▸ Problem to solve: Which lines come from the start of the records through the line that holds "import pandas as pd"? Write them out word for word.
---- Stored rows
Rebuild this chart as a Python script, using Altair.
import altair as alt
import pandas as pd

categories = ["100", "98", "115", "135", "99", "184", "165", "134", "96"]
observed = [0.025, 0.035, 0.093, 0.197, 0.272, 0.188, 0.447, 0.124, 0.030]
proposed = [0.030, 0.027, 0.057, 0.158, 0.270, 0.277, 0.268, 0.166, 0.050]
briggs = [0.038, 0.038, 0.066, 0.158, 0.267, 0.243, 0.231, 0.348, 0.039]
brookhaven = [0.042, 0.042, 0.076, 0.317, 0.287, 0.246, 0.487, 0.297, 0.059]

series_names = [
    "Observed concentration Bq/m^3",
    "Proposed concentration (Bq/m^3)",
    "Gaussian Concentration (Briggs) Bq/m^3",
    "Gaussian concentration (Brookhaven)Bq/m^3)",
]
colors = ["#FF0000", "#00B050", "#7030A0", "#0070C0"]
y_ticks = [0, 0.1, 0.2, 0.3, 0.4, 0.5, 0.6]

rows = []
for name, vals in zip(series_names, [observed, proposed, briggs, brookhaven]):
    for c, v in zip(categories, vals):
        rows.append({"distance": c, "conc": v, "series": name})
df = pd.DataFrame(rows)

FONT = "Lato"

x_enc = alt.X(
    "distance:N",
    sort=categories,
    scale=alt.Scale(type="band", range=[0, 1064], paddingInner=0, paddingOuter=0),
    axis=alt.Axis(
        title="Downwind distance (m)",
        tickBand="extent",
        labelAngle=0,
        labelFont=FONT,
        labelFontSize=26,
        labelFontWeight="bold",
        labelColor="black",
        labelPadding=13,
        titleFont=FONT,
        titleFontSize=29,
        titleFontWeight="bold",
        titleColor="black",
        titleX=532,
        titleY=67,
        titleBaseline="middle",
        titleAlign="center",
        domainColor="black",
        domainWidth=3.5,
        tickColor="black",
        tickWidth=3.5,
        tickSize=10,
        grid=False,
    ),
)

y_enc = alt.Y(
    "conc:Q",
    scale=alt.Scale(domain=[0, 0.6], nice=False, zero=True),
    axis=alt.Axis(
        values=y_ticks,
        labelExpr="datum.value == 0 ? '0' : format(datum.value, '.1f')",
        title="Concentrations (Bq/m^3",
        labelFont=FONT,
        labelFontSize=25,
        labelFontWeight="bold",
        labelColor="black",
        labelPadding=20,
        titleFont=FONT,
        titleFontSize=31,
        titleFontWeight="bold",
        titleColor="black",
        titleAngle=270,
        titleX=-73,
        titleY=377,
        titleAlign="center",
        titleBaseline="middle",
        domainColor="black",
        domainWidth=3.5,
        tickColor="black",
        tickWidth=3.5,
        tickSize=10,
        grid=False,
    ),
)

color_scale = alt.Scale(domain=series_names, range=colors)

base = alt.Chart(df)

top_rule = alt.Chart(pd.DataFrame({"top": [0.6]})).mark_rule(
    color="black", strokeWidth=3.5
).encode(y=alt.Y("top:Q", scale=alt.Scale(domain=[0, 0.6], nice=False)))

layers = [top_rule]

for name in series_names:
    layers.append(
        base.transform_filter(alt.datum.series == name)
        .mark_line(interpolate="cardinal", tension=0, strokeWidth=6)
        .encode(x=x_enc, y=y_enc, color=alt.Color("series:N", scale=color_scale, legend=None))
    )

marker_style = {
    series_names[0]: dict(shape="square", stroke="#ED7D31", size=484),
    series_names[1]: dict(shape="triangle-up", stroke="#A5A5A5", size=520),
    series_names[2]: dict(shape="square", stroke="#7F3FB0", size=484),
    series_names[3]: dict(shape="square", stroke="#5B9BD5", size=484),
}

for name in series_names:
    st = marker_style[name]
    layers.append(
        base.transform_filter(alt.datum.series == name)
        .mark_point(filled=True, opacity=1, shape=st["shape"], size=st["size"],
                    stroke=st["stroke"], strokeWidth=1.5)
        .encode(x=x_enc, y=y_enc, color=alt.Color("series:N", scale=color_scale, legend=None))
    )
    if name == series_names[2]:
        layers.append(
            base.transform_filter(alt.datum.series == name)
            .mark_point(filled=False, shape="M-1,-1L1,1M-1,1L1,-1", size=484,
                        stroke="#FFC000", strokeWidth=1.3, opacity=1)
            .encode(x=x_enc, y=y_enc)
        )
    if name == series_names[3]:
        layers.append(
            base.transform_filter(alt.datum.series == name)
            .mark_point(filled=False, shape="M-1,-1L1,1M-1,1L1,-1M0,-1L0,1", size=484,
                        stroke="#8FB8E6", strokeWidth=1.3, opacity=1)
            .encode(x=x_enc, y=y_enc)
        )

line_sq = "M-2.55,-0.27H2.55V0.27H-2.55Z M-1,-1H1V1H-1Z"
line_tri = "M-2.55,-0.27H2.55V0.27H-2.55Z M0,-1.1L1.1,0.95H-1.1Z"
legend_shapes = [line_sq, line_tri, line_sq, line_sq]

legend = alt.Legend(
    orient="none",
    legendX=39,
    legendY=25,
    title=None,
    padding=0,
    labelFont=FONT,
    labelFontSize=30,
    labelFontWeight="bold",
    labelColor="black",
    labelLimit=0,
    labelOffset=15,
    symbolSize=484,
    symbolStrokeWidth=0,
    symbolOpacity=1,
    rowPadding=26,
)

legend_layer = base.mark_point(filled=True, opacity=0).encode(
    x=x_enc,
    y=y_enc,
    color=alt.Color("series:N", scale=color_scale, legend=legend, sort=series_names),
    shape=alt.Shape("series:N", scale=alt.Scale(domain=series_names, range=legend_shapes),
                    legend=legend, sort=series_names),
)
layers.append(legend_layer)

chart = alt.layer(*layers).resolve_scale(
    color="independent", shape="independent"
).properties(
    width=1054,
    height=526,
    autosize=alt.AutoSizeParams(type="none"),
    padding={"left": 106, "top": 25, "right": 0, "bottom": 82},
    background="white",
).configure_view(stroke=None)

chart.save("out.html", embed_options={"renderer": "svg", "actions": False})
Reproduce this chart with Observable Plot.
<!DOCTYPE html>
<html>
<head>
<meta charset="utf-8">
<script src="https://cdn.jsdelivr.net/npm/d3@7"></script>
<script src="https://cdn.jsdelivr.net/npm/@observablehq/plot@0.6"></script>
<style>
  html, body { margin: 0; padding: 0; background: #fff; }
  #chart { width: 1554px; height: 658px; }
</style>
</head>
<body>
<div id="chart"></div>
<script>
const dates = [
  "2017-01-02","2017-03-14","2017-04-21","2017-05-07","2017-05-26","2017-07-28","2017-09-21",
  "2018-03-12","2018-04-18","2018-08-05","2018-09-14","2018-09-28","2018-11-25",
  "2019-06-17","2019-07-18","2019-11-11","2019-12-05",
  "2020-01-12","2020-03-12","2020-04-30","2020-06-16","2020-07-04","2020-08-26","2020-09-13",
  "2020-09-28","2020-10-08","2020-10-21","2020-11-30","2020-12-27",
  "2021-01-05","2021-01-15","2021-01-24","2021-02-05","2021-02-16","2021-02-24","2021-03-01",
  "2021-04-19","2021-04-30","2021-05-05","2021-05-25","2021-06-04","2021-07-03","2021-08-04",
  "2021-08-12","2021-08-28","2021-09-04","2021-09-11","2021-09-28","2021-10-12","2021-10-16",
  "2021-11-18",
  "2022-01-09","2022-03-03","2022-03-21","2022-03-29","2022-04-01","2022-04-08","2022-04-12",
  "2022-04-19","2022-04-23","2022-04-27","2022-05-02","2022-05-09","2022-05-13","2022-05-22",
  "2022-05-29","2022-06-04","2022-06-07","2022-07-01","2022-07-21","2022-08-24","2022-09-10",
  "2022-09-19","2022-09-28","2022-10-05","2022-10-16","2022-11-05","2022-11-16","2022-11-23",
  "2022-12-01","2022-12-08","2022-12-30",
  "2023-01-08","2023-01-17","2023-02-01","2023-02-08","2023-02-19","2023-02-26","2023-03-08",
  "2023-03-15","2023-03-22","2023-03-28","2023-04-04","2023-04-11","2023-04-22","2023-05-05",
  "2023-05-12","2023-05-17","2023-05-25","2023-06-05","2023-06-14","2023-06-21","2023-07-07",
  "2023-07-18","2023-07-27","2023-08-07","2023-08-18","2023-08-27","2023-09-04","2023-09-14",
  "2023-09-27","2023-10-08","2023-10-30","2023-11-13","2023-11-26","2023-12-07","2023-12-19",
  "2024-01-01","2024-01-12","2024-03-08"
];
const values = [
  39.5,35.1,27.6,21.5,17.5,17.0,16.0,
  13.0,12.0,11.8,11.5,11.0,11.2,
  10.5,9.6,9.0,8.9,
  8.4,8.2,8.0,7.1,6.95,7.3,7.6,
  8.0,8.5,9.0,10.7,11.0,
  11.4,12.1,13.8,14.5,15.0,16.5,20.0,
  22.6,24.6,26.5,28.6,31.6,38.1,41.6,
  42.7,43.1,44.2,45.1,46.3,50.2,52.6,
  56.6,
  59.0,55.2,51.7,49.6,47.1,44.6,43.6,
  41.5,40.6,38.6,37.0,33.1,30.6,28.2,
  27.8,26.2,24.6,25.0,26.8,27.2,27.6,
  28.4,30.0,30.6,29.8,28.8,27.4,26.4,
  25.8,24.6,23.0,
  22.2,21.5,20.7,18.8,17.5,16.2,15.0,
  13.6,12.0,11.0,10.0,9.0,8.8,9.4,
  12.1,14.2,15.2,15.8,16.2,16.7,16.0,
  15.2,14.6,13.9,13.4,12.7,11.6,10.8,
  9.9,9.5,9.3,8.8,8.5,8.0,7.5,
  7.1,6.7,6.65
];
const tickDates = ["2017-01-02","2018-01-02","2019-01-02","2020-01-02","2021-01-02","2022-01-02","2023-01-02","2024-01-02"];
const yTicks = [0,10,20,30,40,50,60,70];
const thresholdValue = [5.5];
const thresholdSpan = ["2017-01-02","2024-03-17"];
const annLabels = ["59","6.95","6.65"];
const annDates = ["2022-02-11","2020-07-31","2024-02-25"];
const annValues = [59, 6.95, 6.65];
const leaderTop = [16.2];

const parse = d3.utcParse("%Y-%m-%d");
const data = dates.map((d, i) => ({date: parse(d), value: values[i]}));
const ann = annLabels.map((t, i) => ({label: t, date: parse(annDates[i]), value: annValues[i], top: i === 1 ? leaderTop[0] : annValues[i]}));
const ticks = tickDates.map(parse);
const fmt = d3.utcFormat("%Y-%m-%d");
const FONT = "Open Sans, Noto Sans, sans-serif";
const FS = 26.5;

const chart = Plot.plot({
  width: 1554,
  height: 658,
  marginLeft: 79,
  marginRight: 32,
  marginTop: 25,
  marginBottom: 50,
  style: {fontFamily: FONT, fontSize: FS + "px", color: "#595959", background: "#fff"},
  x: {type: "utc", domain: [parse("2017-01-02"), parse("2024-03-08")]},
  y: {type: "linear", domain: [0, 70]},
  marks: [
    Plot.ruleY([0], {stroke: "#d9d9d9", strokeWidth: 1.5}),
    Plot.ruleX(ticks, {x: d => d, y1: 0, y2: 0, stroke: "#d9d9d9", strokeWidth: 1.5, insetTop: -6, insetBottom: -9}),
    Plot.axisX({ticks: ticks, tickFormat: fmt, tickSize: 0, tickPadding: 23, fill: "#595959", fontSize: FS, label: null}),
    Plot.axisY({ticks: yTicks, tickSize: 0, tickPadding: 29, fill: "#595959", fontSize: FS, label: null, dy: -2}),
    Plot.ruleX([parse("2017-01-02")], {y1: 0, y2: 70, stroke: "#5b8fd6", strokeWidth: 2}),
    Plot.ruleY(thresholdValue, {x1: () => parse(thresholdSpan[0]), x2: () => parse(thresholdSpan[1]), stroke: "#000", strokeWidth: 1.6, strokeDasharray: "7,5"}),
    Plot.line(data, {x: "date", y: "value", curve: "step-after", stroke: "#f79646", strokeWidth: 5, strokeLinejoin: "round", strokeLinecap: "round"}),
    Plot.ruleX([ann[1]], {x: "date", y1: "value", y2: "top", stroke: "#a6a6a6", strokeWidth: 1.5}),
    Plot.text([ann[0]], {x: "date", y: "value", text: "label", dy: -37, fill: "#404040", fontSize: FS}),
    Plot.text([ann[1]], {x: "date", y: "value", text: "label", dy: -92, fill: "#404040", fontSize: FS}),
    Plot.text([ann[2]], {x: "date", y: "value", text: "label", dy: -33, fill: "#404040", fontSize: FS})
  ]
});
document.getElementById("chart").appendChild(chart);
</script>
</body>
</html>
--------
▸ Exercise response:
Rebuild this chart as a Python script, using Altair.
import altair as alt
import pandas as pd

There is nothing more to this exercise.